The hammy new face of late night

Jimmy Fallon is an enigma. A mostly charmless and unfunny enigma, but an enigma nonetheless. I don’t hate him, but I definitely don’t like him—he just occupies a weird, empty little space in popular culture.

But now, with Conan O’Brien moving on to take over The Tonight Show, Fallon has been handed the reins of Late Night, and his weird little space has gotten a whole lot bigger.

Fallon rose to fame as a cast member of Saturday Night Live, where he perpetually ruined the sketches he was in by mugging for the camera, unable to bear the weight of his own perceived funniness. Years later, he still isn’t funny, but it seems the writers on his show know how to deal with this. The first three days of broadcasts were marked not by huge success, but by profound indifference and occasional chuckles.

In other words, he’s a hell of a lot better than Carson Daly (and that asshole’s had a show for three years).

In standard late-night fashion, Fallon opens his show with a monologue consisting of topical jokes that mostly miss their marks. By the third show his timing improved, though not the jokes. He also took some time to breathe, which is good.

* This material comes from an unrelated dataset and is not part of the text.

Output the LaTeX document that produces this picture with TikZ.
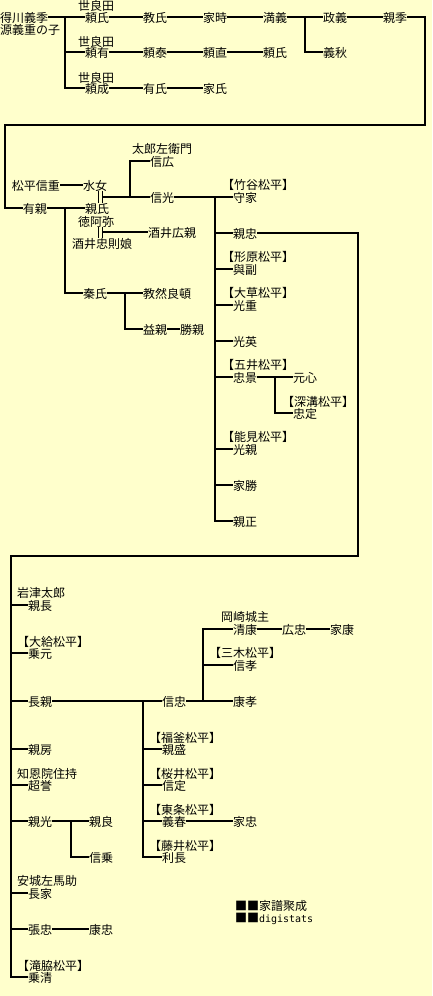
\documentclass[tikz,border=0pt]{standalone}
\usepackage{fontspec}
\newfontfamily\jp{Noto Sans CJK JP}
\newfontfamily\monof{DejaVu Sans Mono}
\definecolor{bgc}{HTML}{FFFFCC}
\tikzset{
 nm/.style={anchor=west, inner sep=0pt, outer sep=0pt, font=\jp\fontsize{12pt}{12pt}\selectfont, text height=11pt, text depth=0pt},
 ln/.style={line width=2pt},
 dbl/.style={line width=1pt}
}
\begin{document}
\begin{tikzpicture}[x=1pt,y=-1pt]
\fill[bgc] (0,0) rectangle (432,996);
\useasboundingbox (0,0) rectangle (432,996);
% ---------- section 1
\node[nm] (t0) at (0,17) {得川義季};
\node[nm] (t0b) at (0,28.5) {源義重の子};
\node[nm] (s1) at (78,5) {世良田};
\node[nm] (s2) at (78,41) {世良田};
\node[nm] (s3) at (78,77) {世良田};
\node[nm] (a1) at (85,17) {頼氏};
\node[nm] (a2) at (143,17) {教氏};
\node[nm] (a3) at (203,17) {家時};
\node[nm] (a4) at (263,17) {満義};
\node[nm] (a5) at (323,17) {政義};
\node[nm] (a6) at (383,17) {親季};
\node[nm] (a7) at (323,52) {義秋};
\node[nm] (b1) at (85,52) {頼有};
\node[nm] (b2) at (143,52) {頼泰};
\node[nm] (b3) at (203,52) {頼直};
\node[nm] (b4) at (263,52) {頼氏};
\node[nm] (c1) at (85,88) {頼成};
\node[nm] (c2) at (143,88) {有氏};
\node[nm] (c3) at (203,88) {家氏};
\coordinate (j0) at (65,17);
\coordinate (j1) at (305,17);
\coordinate (k1) at (425,125);
\coordinate (k2) at (5,125);
\draw[ln] (t0.east) -- (a1.west);
\draw[ln] (j0) |- (b1.west);
\draw[ln] (j0) |- (c1.west);
\draw[ln] (a1.east) -- (a2.west);
\draw[ln] (a2.east) -- (a3.west);
\draw[ln] (a3.east) -- (a4.west);
\draw[ln] (a4.east) -- (a5.west);
\draw[ln] (a5.east) -- (a6.west);
\draw[ln] (j1) |- (a7.west);
\draw[ln] (b1.east) -- (b2.west);
\draw[ln] (b2.east) -- (b3.west);
\draw[ln] (b3.east) -- (b4.west);
\draw[ln] (c1.east) -- (c2.west);
\draw[ln] (c2.east) -- (c3.west);
% ---------- section 2
\node[nm] (d1) at (23,208) {有親};
\draw[ln] (a6.east) -| (k1) -- (k2) |- (d1.west);
\node[nm] (e0) at (12,185) {松平信重};
\node[nm] (e1) at (83,185) {水女};
\node[nm] (e2) at (85,208) {親氏};
\node[nm] (e3) at (78,221) {徳阿弥};
\node[nm] (e4) at (72,243) {酒井忠則娘};
\node[nm] (e5) at (148,232) {酒井広親};
\node[nm] (f0) at (132,148) {太郎左衛門};
\node[nm] (f1) at (150,161) {信広};
\node[nm] (f2) at (150,197) {信光};
\node[nm] (g0) at (222,184) {【竹谷松平】};
\node[nm] (g1) at (233,197) {守家};
\node[nm] (g2) at (233,233) {親忠};
\node[nm] (g3l) at (222,256) {【形原松平】};
\node[nm] (g3) at (233,269) {與副};
\node[nm] (g4l) at (222,292) {【大草松平】};
\node[nm] (g4) at (233,305) {光重};
\node[nm] (g5) at (233,341) {光英};
\node[nm] (g6l) at (222,364) {【五井松平】};
\node[nm] (g6) at (233,377) {忠景};
\node[nm] (g7) at (293,377) {元心};
\node[nm] (g8l) at (282,401) {【深溝松平】};
\node[nm] (g8) at (293,413) {忠定};
\node[nm] (g9l) at (222,436) {【能見松平】};
\node[nm] (g9) at (233,449) {光親};
\node[nm] (g10) at (233,485) {家勝};
\node[nm] (g11) at (233,521) {親正};
\node[nm] (h1) at (83,293) {秦氏};
\node[nm] (h2) at (143,293) {教然良頓};
\node[nm] (h3) at (143,329) {益親};
\node[nm] (h4) at (180,329) {勝親};
\coordinate (m1) at (103,197);
\coordinate (m2) at (103,232);
\coordinate (j2) at (130,197);
\coordinate (j3) at (215,197);
\coordinate (j4) at (275,377);
\coordinate (j9) at (65,208);
\coordinate (j10) at (125,293);
\draw[ln] (e0.east) -- (e1.west);
\draw[dbl] (98.5,0 |- e1.south) -- (98.5,0 |- e2.north);
\draw[dbl] (102,0 |- e1.south) -- (102,0 |- e2.north);
\draw[dbl] (98.5,0 |- e3.south) -- (98.5,0 |- e4.north);
\draw[dbl] (102,0 |- e3.south) -- (102,0 |- e4.north);
\draw[ln] (m1) -- (f2.west);
\draw[ln] (m2) -- (e5.west);
\draw[ln] (j2) |- (f1.west);
\draw[ln] (d1.east) -- (e2.west);
\draw[ln] (j9) |- (h1.west);
\draw[ln] (h1.east) -- (h2.west);
\draw[ln] (j10) |- (h3.west);
\draw[ln] (h3.east) -- (h4.west);
\draw[ln] (f2.east) -- (g1.west);
\foreach \n in {g2,g3,g4,g5,g6,g9,g10,g11} \draw[ln] (j3) |- (\n.west);
\draw[ln] (g6.east) -- (g7.west);
\draw[ln] (j4) |- (g8.west);
% ---------- section 3
\coordinate (k3) at (358,556);
\coordinate (k4) at (11,556);
\node[nm] (p1l) at (17,592) {岩津太郎};
\node[nm] (p1) at (28,605) {親長};
\node[nm] (p2l) at (17,641) {【大給松平】};
\node[nm] (p2) at (28,653) {乗元};
\node[nm] (p3) at (28,701) {長親};
\node[nm] (q0) at (162,701) {信忠};
\node[nm] (q1l) at (221,616) {岡崎城主};
\node[nm] (q1) at (233,629) {清康};
\node[nm] (q2) at (282,629) {広忠};
\node[nm] (q3) at (330,629) {家康};
\node[nm] (q4l) at (209,652) {【三木松平】};
\node[nm] (q4) at (233,665) {信孝};
\node[nm] (q5) at (233,701) {康孝};
\node[nm] (p4) at (28,749) {親房};
\node[nm] (r1l) at (149,737) {【福釜松平】};
\node[nm] (r1) at (162,749) {親盛};
\node[nm] (p5l) at (17,773) {知恩院住持};
\node[nm] (p5) at (28,785) {超誉};
\node[nm] (r2l) at (149,773) {【桜井松平】};
\node[nm] (r2) at (162,785) {信定};
\node[nm] (p6) at (28,821) {親光};
\node[nm] (p7) at (89,821) {親良};
\node[nm] (p8) at (89,857) {信乗};
\node[nm] (r3l) at (149,809) {【東条松平】};
\node[nm] (r3) at (162,821) {義春};
\node[nm] (r4) at (233,821) {家忠};
\node[nm] (r5l) at (149,845) {【藤井松平】};
\node[nm] (r5) at (162,857) {利長};
\node[nm] (p9l) at (17,880) {安城左馬助};
\node[nm] (p9) at (28,893) {長家};
\node[nm] (p10) at (28,929) {張忠};
\node[nm] (p11) at (89,929) {康忠};
\node[nm] (p12l) at (17,965) {【滝脇松平】};
\node[nm] (p12) at (28,977) {乗清};
\node[nm] (z1) at (235,905) {■■家譜聚成};
\node[nm] (z2) at (235,917) {■■{\monof\fontsize{10pt}{12pt}\selectfont digistats}};
\coordinate (j6) at (143,701);
\coordinate (j7) at (203,701);
\coordinate (j8) at (71,821);
\draw[ln] (g2.east) -| (k3) -- (k4) |- (p12.west);
\foreach \n in {p1,p2,p3,p4,p5,p6,p9,p10} \draw[ln] (k4) |- (\n.west);
\draw[ln] (p3.east) -- (q0.west);
\foreach \n in {r1,r2,r3,r5} \draw[ln] (j6) |- (\n.west);
\draw[ln] (q0.east) -- (q5.west);
\draw[ln] (j7) |- (q1.west);
\draw[ln] (j7) |- (q4.west);
\draw[ln] (q1.east) -- (q2.west);
\draw[ln] (q2.east) -- (q3.west);
\draw[ln] (r3.east) -- (r4.west);
\draw[ln] (p6.east) -- (p7.west);
\draw[ln] (j8) |- (p8.west);
\draw[ln] (p10.east) -- (p11.west);
\end{tikzpicture}
\end{document}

Most disconcerting about Fallon’s monologue is the weird way he looks at the audience. He sort of stares past you (at the teleprompter?) and it distinctly seems like he’s examining a very interesting painting that’s positioned over your left shoulder.

The skits, which take place after the opening but before the guests, have been abysmal—and are almost always based around bringing audience members down onto the stage. This is just awkward. The funniest sketch so far involved zooming around the audience with a camera, positioning faces in a Facebook profile, and then writing fake updates next to their face.

Another hilarious bit involved The Roots, who function as the show’s house band, and was called “Slow Jamming the News.” For this joke, which I hope becomes a recurring feature, Fallon and the band sing news stories in the style of Brian McKnight or R. Kelly. Because The Roots are experts at this sort of musical art form, the results are delicious.

And it should been mentioned that The Roots are now the best live band on late night. My advice: get ?uestlove to talk more, that guy is actually pretty damn funny, and could work really well as a straight man to Fallon’s king-idiot persona.

Far and way, the worst part of Fallon’s new iteration of Late Night is the interview segments, which take up the majority of the show. He can’t ask a question to save his life, and seems to stutter out statements in the vain hope that the guest will fill in the blanks. For someone like Tina Fey, that’s fine. She’s funny enough on her own. But with Robert De Niro, who was the first guest on the first night, Fallon’s inability as a host was excruciating.

He obviously understands what a funny late-night host should be, but, try as he might, he can’t pull it off.

Late Night with Jimmy Fallon is neither all good nor all bad. The writing is OK, but the host is annoying and, much like Fallon himself, it occupies a weird little space on television. It’s a maddening form of entertainment.